Leonardo DiVinci surrounded himself with brilliant people.  He used his God given talents to enhance his friends talents.  During the 15th century many mathematicians were inventing mathematical equations explaining things that happened in nature: the center of a sunflower, a conch shell, the top of a cactus, pinecone, snail.  Mathematicians and DiVinci noticed that these patterns, which occur naturally, were pleasing to the eye (Aesthetically Pleasing) and something that the human brain is innately drawn to.  Leonardo’s friend, Luca Pacioli (1445-1517) wrote a book called Divine Proportions.  DiVinci illustrated this book which talked about the “golden ratio’s” appearance in the human body and also in architecture.  The Golden Ratio is the ratio of a line segment cut into two pieces of different lengths such that the ratio of the whole segment to that of the longer segment is equal to the ratio of the longer segment to the shorter segment.  This lesson will break this idea down in terms we can use with our art.  There will be no math required to understand this. But if you are a math person you might find the mathematics behind it enlightening.

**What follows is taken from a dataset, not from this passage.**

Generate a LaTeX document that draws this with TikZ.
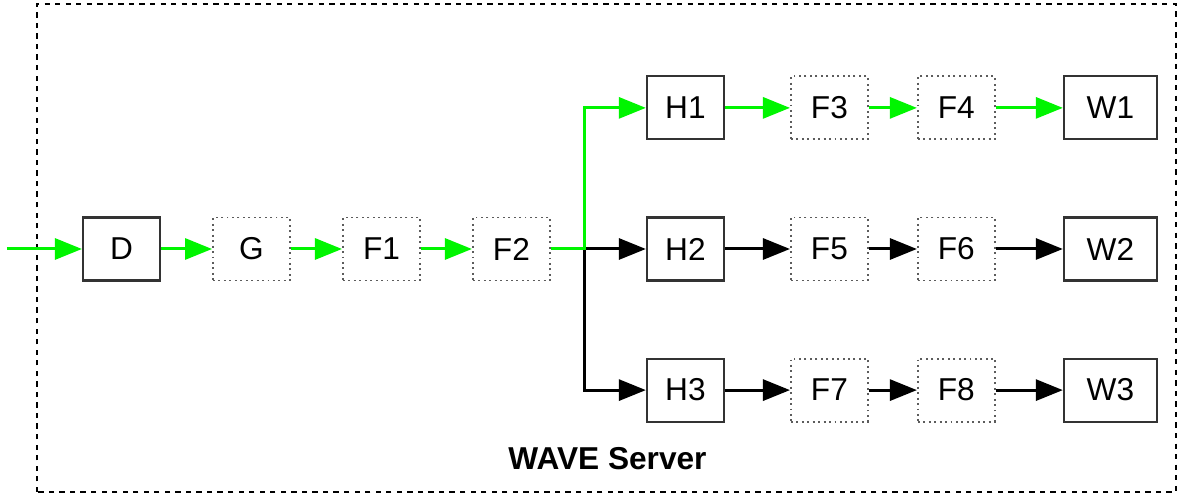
\documentclass[tikz,border=0pt]{standalone}
\usepackage{fontspec}
\setmainfont{Liberation Sans}
\usetikzlibrary{positioning}
\usetikzlibrary{arrows.meta}

\definecolor{flow}{RGB}{0,245,0}
\definecolor{edge}{RGB}{51,51,51}

\begin{document}
\begin{tikzpicture}[
    font=\fontsize{18}{20}\selectfont,
    hw/.style={draw=edge,line width=1.2pt,minimum width=1.54cm,minimum height=1.26cm,inner sep=0pt},
    sw/.style={draw=edge!80,dotted,line width=1.1pt,minimum width=1.54cm,minimum height=1.26cm,inner sep=0pt},
    ws/.style={hw,minimum width=1.86cm},
    link/.style={line width=1.7pt,-{Triangle[length=0.54cm,width=0.42cm]}},
    live/.style={link,draw=flow}]
  \useasboundingbox (0,0) rectangle (23.62,9.94);
  \draw[dashed,line width=0.8pt] (0.74,0.10) rectangle (23.52,9.86);

  \node[hw, name=d] at (2.43,4.96) {D};
  \node[sw, name=g,  right=1.02cm of d]  {G};
  \node[sw, name=f1, right=1.02cm of g]  {F1};
  \node[sw, name=f2, right=1.02cm of f1] {F2};
  \node[hw, name=h2, right=1.9cm of f2]  {H2};
  \node[hw, name=h1, above=1.52cm of h2] {H1};
  \node[hw, name=h3, below=1.52cm of h2] {H3};

  \node[sw, name=f3, right=1.3cm of h1]  {F3};
  \node[sw, name=f4, right=0.96cm of f3] {F4};
  \node[ws, name=w1, right=1.34cm of f4] {W1};
  \node[sw, name=f5, right=1.3cm of h2]  {F5};
  \node[sw, name=f6, right=0.96cm of f5] {F6};
  \node[ws, name=w2, right=1.34cm of f6] {W2};
  \node[sw, name=f7, right=1.3cm of h3]  {F7};
  \node[sw, name=f8, right=0.96cm of f7] {F8};
  \node[ws, name=w3, right=1.34cm of f8] {W3};

  \node[font=\fontsize{18}{20}\selectfont\bfseries, name=label] at (12.15,0.76) {WAVE Server};

  \coordinate[left=1.5cm of d] (in);
  \coordinate[right=0.68cm of f2] (fork);

  \draw[live] (in) -- (d);
  \draw[live] (d)  -- (g);
  \draw[live] (g)  -- (f1);
  \draw[live] (f1) -- (f2);

  \draw[link] (fork) -- (h2);
  \draw[link] (fork) |- (h3);
  \draw[live] (f2) -- (fork) |- (h1);

  \draw[live] (h1) -- (f3);
  \draw[live] (f3) -- (f4);
  \draw[live] (f4) -- (w1);
  \foreach \a/\b in {h2/f5, f5/f6, f6/w2, h3/f7, f7/f8, f8/w3}
    \draw[link] (\a) -- (\b);
\end{tikzpicture}
\end{document}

  1. Strathmore sketchbook
  2. Pentel mechanical pencil
  3. Kneaded eraser
  4. Black Uniball pen
  5. Sakura Jelly Roll pens in 7 different colors
  6. Graph paper 4 squares per inch.  I printed mine from
  7. Arches watercolor paper
  8. Daniel Smith Watercolors
  9. Bullseye Glass
  10. Frozen by Disney


  1. Mathematician, Fibonocci also created a sequence of numbers that is used in art.  1, 1, 2, 3, 5, 8, 13, 21, 34, 55, …… these can be found by adding 1+1=2 (that is the first 3    numbers)next take the sum 2 and add the next number 2+3=5 and keep going as long as you want.  
  2. Next we used the graph paper to put these numbers out in a geometric pattern.  We are now making square boxes.
  3. You get the elliptical shape by connecting the upper left of the box to the lower right in the first square you drew.  This is not a straight line but a gently curved line.
  4. The next box has a point starting at your last dot and on the opposite corner of the square.
  5. This shape, which I called a coil, helps keep your eye traveling along that invisible line.  The result will be “aesthetically pleasing” to your eyes, subconsciously drawing you into the painting.  The center of the coil will have the most intricate of details thus becoming the focal point of your picture.  As the coil gets bigger the details will be less.
  6. We end the instruction with placing a simple drawing on paper following the path of the “coil”.

No one is saying that this is the only way to make a piece of art that will be valuable and pleasing to the majority of people.  This is only a tool to help you figure out why you like a picture or what you need to do to make it work better for you.  I critique a number of paintings I have done and use the Golden Ratio to analzye why it has not captivated its audience.  If you look at some of the most famous works of art you will see this tool is used by the masters.  DiVinci’s Mona Lisa has a number of “coils” within the main coil.  He is directing your attention exactly where he wants you to look first.  In Van Gogh’s starry night you can see how he used that “coil” to direct his placement of the air movement and stars.  Some artists do not need to use the coil.  Their work is natural and it just happens.  But most artists are not genius’ and will need to rely on all of their tools.  These art lessons are made to give you tools to use in your art world.  I leave it up to you to figure out if you need to use them or not.